釈尊は、更に懇ろに、極楽浄土へ行くための方法も説き示された。
「心から、極楽浄土へ生まれたいと思い、そこへ生まれられることを信じ喜んで、阿弥陀仏の名を称えるならば、皆極楽浄土に生まれる」
「阿弥陀仏はこのように誓われて仏となられたのです。躊躇うことはありません。素直にこのお誓いを信じ喜びなさい」
「阿弥陀仏は、ご自身の名に、その修行と徳の全てを込められた。資質の劣った娑婆世界の者でも、極楽浄土へ生まれ、涅槃や大乗の菩薩となることを得たいと思うことが出来るのは、阿弥陀仏の御名があってのことです。その思いを頂き、その思いを下さった阿弥陀仏の御名に、そのまま帰依(南無)すれば、速やかに阿弥陀仏の世界へと導かれるのです」

輪廻と仏教

2005-09-19 13:16:08 | 真宗についてのメモ
輪廻を否定して仏教が成り立つだろうか。

人はどうしてこの娑婆に生まれてくるのか。人はどうしてこの娑婆で死んでいくのが。それに宗教的な解答を与えようとしたのが輪廻の概念であると思う。

人は自らの行いによって、生まれてくる。人は自らの行いによって、死んでいく。

短期的に見ればつじつまの合わないこと(例えば、あの人はとても善人だったのに苦しんで死んだ、こちらの人は大悪人であったのに好きなことをして長生きした)であっても、永劫にわたる輪廻の中ではどれも然るべくして起こったことである(と説明される)。

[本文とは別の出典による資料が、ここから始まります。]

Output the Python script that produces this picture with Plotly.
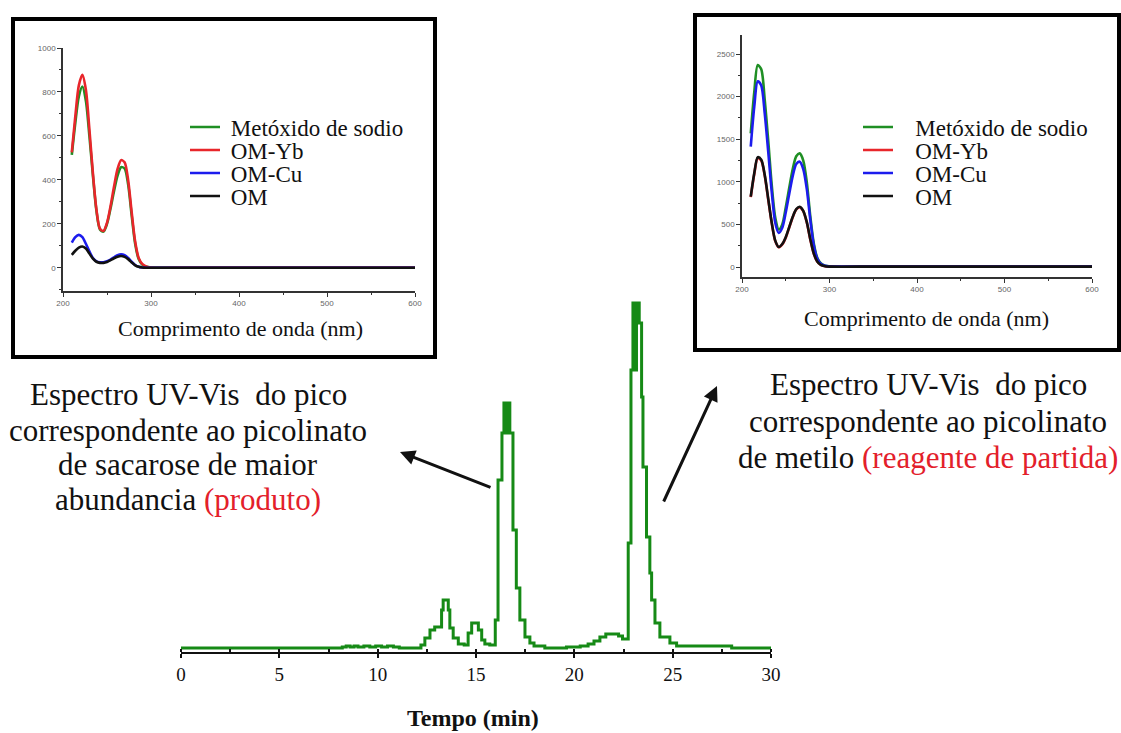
import plotly.graph_objects as go

W, H = 1121, 733


def fx(px):
    return px / W


def fy(py):
    return 1 - py / H


# ---------------- chromatogram (main) ----------------
time_min = [0, 8.2, 8.4, 8.6, 8.8, 9.0, 9.3, 9.6, 9.9, 10.2, 10.5, 10.8, 11.1,
            12.2, 12.4, 12.66, 12.9, 13.25, 13.33, 13.59, 13.67, 13.84, 14.1, 14.4,
            14.6, 14.78, 15.12, 15.29, 15.45, 15.7, 15.98, 16.12, 16.32, 16.42, 16.55,
            16.62, 16.72, 16.88, 17.05, 17.23, 17.49, 17.74, 17.95, 18.5, 19.6, 20.3,
            20.7, 21.0, 21.3, 21.6, 22.25, 22.45, 22.74, 22.88, 22.98, 23.1, 23.16,
            23.3, 23.42, 23.49, 23.67, 23.84, 23.93, 24.1, 24.35, 24.86, 25.2, 28.0, 30.0]
absorbance = [0, 1, 2, 1, 2, 1, 2, 1, 2, 1, 2, 1, 0,
              3, 10, 18, 21, 38, 48, 38, 20, 10, 4, 3,
              15, 25, 18, 8, 4, 3, 28, 168, 215, 245, 215,
              245, 215, 118, 60, 28, 11, 5, 2, 0, 1, 2,
              4, 7, 11, 14, 12, 9, 105, 278, 345, 278, 345,
              325, 251, 181, 111, 75, 48, 25, 11, 5, 2, 0, 0]
time_ticks = [0, 5, 10, 15, 20, 25, 30]

# ---------------- UV-Vis spectra ----------------
wavelength = [210, 214, 218, 222, 226, 230, 234, 238, 242, 246, 250, 254, 258, 262,
              266, 270, 274, 278, 282, 286, 290, 295, 300, 350, 400, 450, 500, 550, 600]

# left inset: sucrose picolinate (produto)
prod_metoxido = [514, 660, 780, 825, 760, 600, 420, 260, 175, 165, 200, 270, 350, 420,
                 458, 452, 380, 240, 110, 40, 15, 5, 2, 2, 2, 2, 2, 2, 2]
prod_om_yb = [525, 690, 830, 878, 810, 630, 430, 265, 178, 168, 205, 280, 370, 450,
              490, 480, 400, 255, 120, 45, 18, 6, 2, 2, 2, 2, 2, 2, 2]
prod_om_cu = [115, 140, 150, 140, 110, 75, 45, 30, 26, 26, 30, 38, 48, 58,
              62, 58, 45, 28, 13, 5, 2, 1, 1, 1, 1, 1, 1, 1, 1]
prod_om = [59, 78, 92, 97, 88, 65, 42, 28, 23, 23, 27, 35, 44, 51,
           54, 50, 40, 25, 12, 5, 2, 1, 1, 1, 1, 1, 1, 1, 1]

# right inset: methyl picolinate (reagente de partida)
reag_metoxido = [1569, 2050, 2370, 2320, 1960, 1480, 960, 580, 440, 500, 700, 930, 1150, 1300,
                 1334, 1250, 1000, 600, 280, 110, 45, 15, 8, 6, 6, 6, 6, 6, 6]
reag_om_yb = [820, 1090, 1280, 1250, 1070, 790, 515, 305, 232, 266, 345, 465, 585, 675,
              702, 655, 525, 325, 158, 64, 25, 10, 5, 5, 5, 5, 5, 5, 5]
reag_om_cu = [1412, 1880, 2180, 2130, 1800, 1350, 880, 520, 400, 460, 640, 860, 1070, 1210,
              1236, 1150, 920, 560, 260, 100, 40, 14, 7, 6, 6, 6, 6, 6, 6]
reag_om = [826, 1100, 1290, 1260, 1080, 800, 520, 310, 235, 270, 350, 470, 590, 680,
           708, 660, 530, 330, 160, 65, 25, 10, 5, 5, 5, 5, 5, 5, 5]

series_names = ["Metóxido de sodio", "OM-Yb", "OM-Cu", "OM"]
series_colors = ["#1f8f24", "#e8262b", "#1c1ced", "#111111"]

prod_ticks = [0, 200, 400, 600, 800, 1000]
reag_ticks = [0, 500, 1000, 1500, 2000, 2500]
wl_ticks = [200, 300, 400, 500, 600]

serif = "Liberation Serif, Times New Roman, serif"

fig = go.Figure()

fig.add_trace(go.Scatter(
    x=time_min, y=absorbance, mode="lines", line=dict(color="#168a16", width=3, shape="hv"),
    showlegend=False, xaxis="x", yaxis="y", hoverinfo="skip"))

prod = [prod_metoxido, prod_om_yb, prod_om_cu, prod_om]
reag = [reag_metoxido, reag_om_yb, reag_om_cu, reag_om]
for i, (name, col, vals) in enumerate(zip(series_names, series_colors, prod)):
    fig.add_trace(go.Scatter(
        x=wavelength, y=vals, mode="lines", name="\u00a0" + name,
        line=dict(color=col, width=2.6, shape="spline", smoothing=0.8),
        xaxis="x2", yaxis="y2", legend="legend" if i == 0 else f"legend{i + 1}"))
for i, (name, col, vals) in enumerate(zip(series_names, series_colors, reag)):
    fig.add_trace(go.Scatter(
        x=wavelength, y=vals, mode="lines", name="\u00a0\u00a0\u00a0" + name,
        line=dict(color=col, width=2.6, shape="spline", smoothing=0.8),
        xaxis="x3", yaxis="y3", legend=f"legend{i + 5}"))

tickfont_small = dict(family="Arial, sans-serif", size=8, color="#666666")
inset_axis = dict(showline=True, linecolor="#333333", linewidth=1.5, ticks="outside",
                  ticklen=4, tickwidth=1.2, tickcolor="#333333", showgrid=False,
                  zeroline=False, tickfont=tickfont_small)

layout = dict(
    width=W, height=H, autosize=False,
    margin=dict(l=0, r=0, t=0, b=0, pad=0, autoexpand=False),
    paper_bgcolor="white", plot_bgcolor="white",
    xaxis=dict(domain=[fx(181), fx(771)], range=[0, 30], anchor="y",
               tickvals=time_ticks, ticks="outside", ticklen=4, tickwidth=2,
               tickcolor="#111111", showline=True, linecolor="#111111", linewidth=2,
               showgrid=False, zeroline=False,
               minor=dict(dtick=2.5, ticks="inside", ticklen=3, tickwidth=1.5,
                          tickcolor="#111111"),
               tickfont=dict(family=serif, size=19, color="#111111")),
    yaxis=dict(domain=[fy(652), fy(288)], range=[-4, 360], visible=False, anchor="x"),
    xaxis2=dict(domain=[fx(63), fx(415)], range=[200, 600], anchor="y2",
                tickvals=wl_ticks, minor=dict(dtick=50, ticks="outside", ticklen=2),
                **inset_axis),
    yaxis2=dict(domain=[fy(291), fy(48)], range=[-105, 1000], anchor="x2",
                tickvals=prod_ticks, minor=dict(dtick=100, ticks="outside", ticklen=2),
                **inset_axis),
    xaxis3=dict(domain=[fx(742), fx(1092)], range=[200, 600], anchor="y3",
                tickvals=wl_ticks, minor=dict(dtick=50, ticks="outside", ticklen=2),
                **inset_axis),
    yaxis3=dict(domain=[fy(277), fy(35)], range=[-117, 2723], anchor="x3",
                tickvals=reag_ticks, minor=dict(dtick=250, ticks="outside", ticklen=2),
                **inset_axis),
)

legend_font = dict(family=serif, size=23, color="#111111")
row_y = [127, 150, 173, 196]
for i in range(8):
    key = "legend" if i == 0 else f"legend{i + 1}"
    lx = 185 if i < 4 else 858
    layout[key] = dict(x=fx(lx), y=fy(row_y[i % 4]), xanchor="left", yanchor="middle",
                       bgcolor="rgba(0,0,0,0)", borderwidth=0, font=legend_font,
                       itemclick=False, itemdoubleclick=False)

fig.update_layout(**layout)

# inset frames
fig.add_shape(type="rect", xref="paper", yref="paper", x0=fx(13), x1=fx(435),
              y0=fy(357), y1=fy(19), line=dict(color="black", width=4), layer="below")
fig.add_shape(type="rect", xref="paper", yref="paper", x0=fx(695), x1=fx(1119),
              y0=fy(350), y1=fy(15), line=dict(color="black", width=4), layer="below")

# inset x titles
title_font = dict(family=serif, size=22, color="#111")
fig.add_annotation(x=fx(240), y=fy(328), xref="paper", yref="paper", showarrow=False,
                   xanchor="center", yanchor="middle",
                   text="Comprimento de onda (nm)", font=title_font)
fig.add_annotation(x=fx(926), y=fy(318), xref="paper", yref="paper", showarrow=False,
                   xanchor="center", yanchor="middle",
                   text="Comprimento de onda (nm)", font=title_font)

# main axis title
fig.add_annotation(x=fx(473), y=fy(718), xref="paper", yref="paper", showarrow=False,
                   xanchor="center", yanchor="middle",
                   text="<b>Tempo (min)</b>", font=dict(family=serif, size=24, color="#111"))

red = "#e3202a"
big = dict(family=serif, size=31, color="#111111")
left_lines = ["Espectro UV-Vis\u00a0 do pico", "correspondente ao picolinato",
              "de sacarose de maior",
              f"abundancia <span style='color:{red}'>(produto)</span>"]
left_y = [394, 430, 464, 499]
for t, yy in zip(left_lines, left_y):
    fig.add_annotation(x=fx(188), y=fy(yy), xref="paper", yref="paper", showarrow=False,
                       text=t, font=big, xanchor="center", yanchor="middle")
right_lines = ["Espectro UV-Vis\u00a0 do pico", "correspondente ao picolinato",
               f"de metilo <span style='color:{red}'>(reagente de partida)</span>"]
right_y = [384, 421, 457]
for t, yy in zip(right_lines, right_y):
    fig.add_annotation(x=fx(928), y=fy(yy), xref="paper", yref="paper", showarrow=False,
                       text=t, font=big, xanchor="center", yanchor="middle")

# arrows
fig.add_annotation(x=fx(400), y=fy(452), xref="paper", yref="paper", text="",
                   showarrow=True, ax=92, ay=36, arrowhead=2, arrowsize=1,
                   arrowwidth=3, arrowcolor="#111111")
fig.add_annotation(x=fx(717), y=fy(386), xref="paper", yref="paper", text="",
                   showarrow=True, ax=-54, ay=117, arrowhead=2, arrowsize=1,
                   arrowwidth=3, arrowcolor="#111111")

fig.write_html("out.html", config={"responsive": False})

仏教の根本真理の一つに、苦諦がある。生存は苦である。死ぬことは苦である。人間を含む衆生の生死の営みは、ことごとく苦である。

苦というのは、「思うようにならない」ということである。
思うようにならないのは、単に自分の意思で左右できない・左右することがままならない、ということには留まらない。なぜなら、自分以外のものを自由に出来ないのはある意味当然のことであって、あえて苦諦という真理を立てるまでのこともないから。

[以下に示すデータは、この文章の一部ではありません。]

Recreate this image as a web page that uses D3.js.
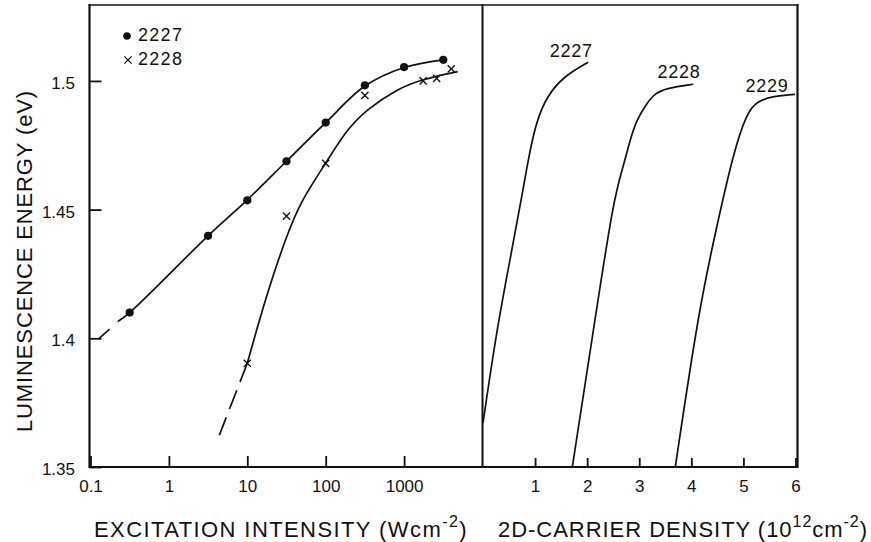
<!DOCTYPE html>
<html>
<head>
<meta charset="utf-8">
<script src="https://cdn.jsdelivr.net/npm/d3@7"></script>
<style>
  html, body { margin: 0; padding: 0; background: #fff; }
  svg { display: block; }
  text { font-family: "Liberation Sans", Arial, sans-serif; fill: #111; }
</style>
</head>
<body>
<svg id="chart" width="871" height="542"></svg>
<script>
// ---- Measured points: luminescence energy (eV) vs excitation intensity (W/cm^2)
const intensity2227 = [0.316, 3.16, 10, 31.6, 100, 316, 1000, 3162];
const energy2227    = [1.4100, 1.4398, 1.4536, 1.4688, 1.4838, 1.4983, 1.5054, 1.5082];
const intensity2228 = [10, 31.6, 100, 316, 1750, 2600, 4000];
const energy2228    = [1.3903, 1.4475, 1.4680, 1.4944, 1.5000, 1.5010, 1.5047];

// ---- Guide curves through the measurements
const fitIntensity2227 = [0.226, 0.316, 3.16, 10, 31.6, 100, 316, 1000, 3162];
const fitEnergy2227    = [1.4066, 1.4100, 1.4398, 1.4538, 1.4688, 1.4838, 1.4980, 1.5052, 1.5082];
const extIntensity2227 = [0.126, 0.226];          // extrapolated (dashed)
const extEnergy2227    = [1.3997, 1.4066];
const fitIntensity2228 = [10, 16.8, 31.6, 49.4, 100, 185, 327, 805, 1730, 4830];
const fitEnergy2228    = [1.3903, 1.4149, 1.4400, 1.4538, 1.4680, 1.4810, 1.4887, 1.4968, 1.5007, 1.5036];
const extIntensity2228 = [10, 4.4];               // extrapolated (dashed)
const extEnergy2228    = [1.3903, 1.3624];

// ---- Luminescence energy vs 2D carrier density (10^12 cm^-2)
const density2227 = [0, 0.263, 0.518, 0.768, 0.902, 1.037, 1.223, 1.542, 2.022];
const densE2227   = [1.3671, 1.4032, 1.4304, 1.4576, 1.4732, 1.4848, 1.4939, 1.5017, 1.5073];
const density2228 = [1.715, 2.120, 2.512, 2.694, 2.823, 2.951, 3.143, 3.303, 3.527, 4.038];
const densE2228   = [1.3500, 1.4032, 1.4549, 1.4667, 1.4771, 1.4849, 1.4913, 1.4952, 1.4972, 1.4987];
const density2229 = [3.692, 4.142, 4.487, 4.806, 5.063, 5.255, 5.574, 5.991];
const densE2229   = [1.3500, 1.4110, 1.4434, 1.4719, 1.4875, 1.4920, 1.4942, 1.4948];
const sampleNames = ["2227", "2228", "2229"];

// ---- Axis ticks
const energyTicks = [1.35, 1.4, 1.45, 1.5];
const energyTickLabels = ["1.35", "1.4", "1.45", "1.5"];
const intensityTicks = [0.1, 1, 10, 100, 1000];
const intensityTickLabels = ["0.1", "1", "10", "100", "1000"];
const densityTicks = [1, 2, 3, 4, 5, 6];
const densityTickLabels = ["1", "2", "3", "4", "5", "6"];

const zip = (xs, ys) => xs.map((x, i) => [x, ys[i]]);

const svg = d3.select("#chart");
const ink = "#111";

// Scales (shared energy axis, two x panels)
const yE = d3.scaleLinear().domain([1.35, 1.5295]).range([467, 5]);
const xI = d3.scaleLog().domain([0.1, 1e4]).range([90.5, 482.5]);
const xN = d3.scaleLinear().domain([0, 6]).range([483, 795.5]);

const frameL = 89.5, frameR = 797.5, frameT = yE.range()[1], frameB = yE.range()[0];
const divider = xI.range()[1];

// Frame and panel divider
const frame = svg.append("g").attr("stroke", ink).attr("fill", "none").attr("stroke-linecap", "square");
frame.append("path").attr("stroke-width", 2.2)
  .attr("d", `M${frameL},${frameT}V${frameB}H${frameR}V${frameT}`);
frame.append("path").attr("stroke-width", 1.6)
  .attr("d", `M${frameL},${frameT}H${frameR}`);
frame.append("path").attr("stroke-width", 2)
  .attr("d", `M${divider},${frameT}V${frameB}`);

function styleAxis(g, size) {
  g.select(".domain").remove();
  g.attr("font-family", null).attr("font-size", null);
  g.selectAll(".tick line").attr("stroke", ink).attr("stroke-width", 1.8);
  g.selectAll(".tick text").attr("font-size", size).attr("fill", ink);
}

// Left energy axis (inward ticks)
svg.append("g").attr("transform", `translate(${frameL},0)`)
  .call(d3.axisLeft(yE).tickValues(energyTicks)
    .tickFormat((d, i) => energyTickLabels[i])
    .tickSizeInner(-12).tickSizeOuter(0).tickPadding(14.5))
  .call(g => styleAxis(g, 17))
  .call(g => g.selectAll(".tick text").attr("dy", "0.45em"));

// Excitation intensity axis
svg.append("g").attr("transform", `translate(0,${frameB})`)
  .call(d3.axisBottom(xI).tickValues(intensityTicks)
    .tickFormat((d, i) => intensityTickLabels[i])
    .tickSizeInner(-11).tickSizeOuter(0).tickPadding(13))
  .call(g => styleAxis(g, 17));

// Carrier density axis
svg.append("g").attr("transform", `translate(0,${frameB})`)
  .call(d3.axisBottom(xN).tickValues(densityTicks)
    .tickFormat((d, i) => densityTickLabels[i])
    .tickSizeInner(-9).tickSizeOuter(0).tickPadding(13))
  .call(g => styleAxis(g, 17));

// Curves
const through = d3.curveCatmullRom.alpha(0.5);   // passes through every point
const smooth = d3.curveBasis;                     // smoothed guide
const lineI = (c) => d3.line().x(d => xI(d[0])).y(d => yE(d[1])).curve(c);
const lineN = d3.line().x(d => xN(d[0])).y(d => yE(d[1])).curve(smooth);

const curves = svg.append("g").attr("fill", "none").attr("stroke", ink)
  .attr("stroke-width", 1.7).attr("stroke-linecap", "butt");

curves.append("path").attr("d", lineI(through)(zip(fitIntensity2227, fitEnergy2227)));
curves.append("path").attr("d", lineI(smooth)(zip(fitIntensity2228, fitEnergy2228)));
curves.append("path").attr("d", lineI(through)(zip(extIntensity2227, extEnergy2227)))
  .attr("stroke-dasharray", "15,11");
curves.append("path").attr("d", lineI(through)(zip(extIntensity2228, extEnergy2228)))
  .attr("stroke-dasharray", "20,9");

[[density2227, densE2227], [density2228, densE2228], [density2229, densE2229]]
  .forEach(([xs, ys]) => curves.append("path").attr("d", lineN(zip(xs, ys))));

// Markers
const crossPath = (r) => `M${-r},${-r}L${r},${r}M${-r},${r}L${r},${-r}`;

svg.append("g").selectAll("circle")
  .data(zip(intensity2227, energy2227)).join("circle")
  .attr("cx", d => xI(d[0])).attr("cy", d => yE(d[1])).attr("r", 4.1)
  .attr("fill", ink);

svg.append("g").selectAll("path")
  .data(zip(intensity2228, energy2228)).join("path")
  .attr("transform", d => `translate(${xI(d[0])},${yE(d[1])})`)
  .attr("d", crossPath(3.6))
  .attr("stroke", ink).attr("stroke-width", 1.4).attr("fill", "none");

// Legend
const legend = svg.append("g");
legend.append("circle").attr("cx", 127).attr("cy", 36).attr("r", 3.8).attr("fill", ink);
legend.append("path").attr("transform", "translate(128,60)").attr("d", crossPath(3.6))
  .attr("stroke", ink).attr("stroke-width", 1.3).attr("fill", "none");
legend.append("text").attr("x", 138).attr("y", 40.5).attr("font-size", 18)
  .attr("letter-spacing", 1.3).text(sampleNames[0]);
legend.append("text").attr("x", 138).attr("y", 64.5).attr("font-size", 18)
  .attr("letter-spacing", 1.3).text(sampleNames[1]);

// Sample labels on the density curves
const labelAt = [[1.695, 1.5094], [3.763, 1.5011], [5.453, 1.4956]];
svg.append("g").selectAll("text")
  .data(sampleNames).join("text")
  .attr("x", (d, i) => xN(labelAt[i][0])).attr("y", (d, i) => yE(labelAt[i][1]))
  .attr("text-anchor", "middle").attr("font-size", 18).attr("letter-spacing", 0.7)
  .text(d => d);

// Axis titles
function spreadTo(sel, target) {
  const n = sel.text().length;
  const w = sel.node().getComputedTextLength();
  sel.attr("letter-spacing", ((target - w) / n).toFixed(2));
}
function title(parts, x, y, target, rotate) {
  const t = svg.append("text").attr("font-size", 22)
    .attr("transform", rotate ? `translate(${x},${y}) rotate(-90)` : `translate(${x},${y})`);
  let raised = false;
  parts.forEach(p => {
    const sup = p.startsWith("^");
    const s = t.append("tspan").text(sup ? p.slice(1) : p);
    if (sup) { s.attr("font-size", 16).attr("dy", -10); raised = true; }
    else if (raised) { s.attr("dy", 10); raised = false; }
  });
  spreadTo(t, target);
  return t;
}
title(["EXCITATION INTENSITY (Wcm", "^-2", ")"], 94, 536.7, 374, false);
title(["2D-CARRIER DENSITY (10", "^12", "cm", "^-2", ")"], 498, 536.7, 370, false);
title(["LUMINESCENCE ENERGY (eV)"], 32, 432, 342, true);
</script>
</body>
</html>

苦諦が真理であるのは、業による縁起の鉄の法則があってこそのことである。
他人のせいにすることは出来ない。周りの環境のせいにすることは出来ない。ことごとく、自分の行いが自分に帰ってきているというのが業の縁起である(自業自得)。真に思うようにならないのは、他人でも環境でもない。それは自分自身である。

「自分自身は、まるで思うようにならない」
これが苦諦という真理である。


そして自分自身を、最も簡潔な形で言い表すなら、即ち生死である。

自分自身は、生まれることも死ぬことも思うようにならない。
これは業の縁起のためである。生まれることも思うようにならないのは、生まれる以前の業の縁起があるからである。死ぬことも思うようにならないのは、生まれる以前の業の縁起があるからである。

生死である自分自身が思うようにならないのは、以前の生における業の縁起、つまり輪廻を前提としている。

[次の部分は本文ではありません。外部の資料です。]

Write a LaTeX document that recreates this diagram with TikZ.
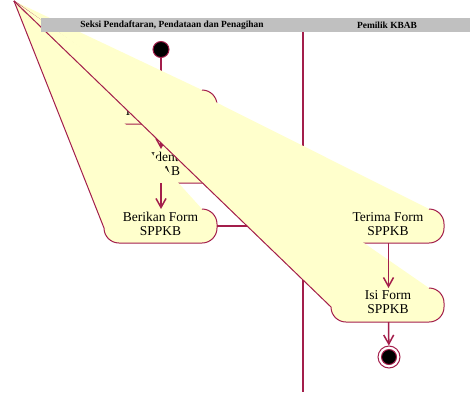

「誰それが誰それに生まれ変わった」とか言うと胡散臭いことこの上ないが、それぞれの個人が、然るべき必然性を持って生まれ、死んでいっているのだ、という輪廻の概念を、浅薄なイメージのみでもって仏教から切り離し捨て去ってしまうのは、いささか乱暴な気がする。
(生死を含む物事が、偶然に、理由無く存在しているのだ、としてしまうと、仏教と似て非なるとされるニヒリズムになってしまいはしないだろうか。)

南無阿弥陀仏

2005-09-19 11:56:06 | 真宗についてのメモ
南無阿弥陀仏がどうして素晴らしいかの理由は、あまり身近な形では説かれない。

速やかに浄土に渡して悟りを得させてくれるから巣晴らしい
念仏すれば現世でも諸仏・諸菩薩・諸天が守ってくれるから素晴らしい

どうも日常生活とはかけ離れた理由ばかりで、実感しにくいのが実際のところである。

南無阿弥陀仏の何処に、素晴らしさ(喜び)を感じるかは、一人一人の縁にゆだねられている。
ひとたび素晴らしさを感じれば、聞法により他力本願の真実を知っていけばよい。
ということだろうか。

私は、浄土は美しいから、素晴らしいと思う。
多分、その美しい浄土と関わりを持ちたくて、南無阿弥陀仏と口にする。

私自身のつまらぬ考えや理屈付けがどうであれ、南無阿弥陀仏の六文字を通して他力の本願は働いてくださっている。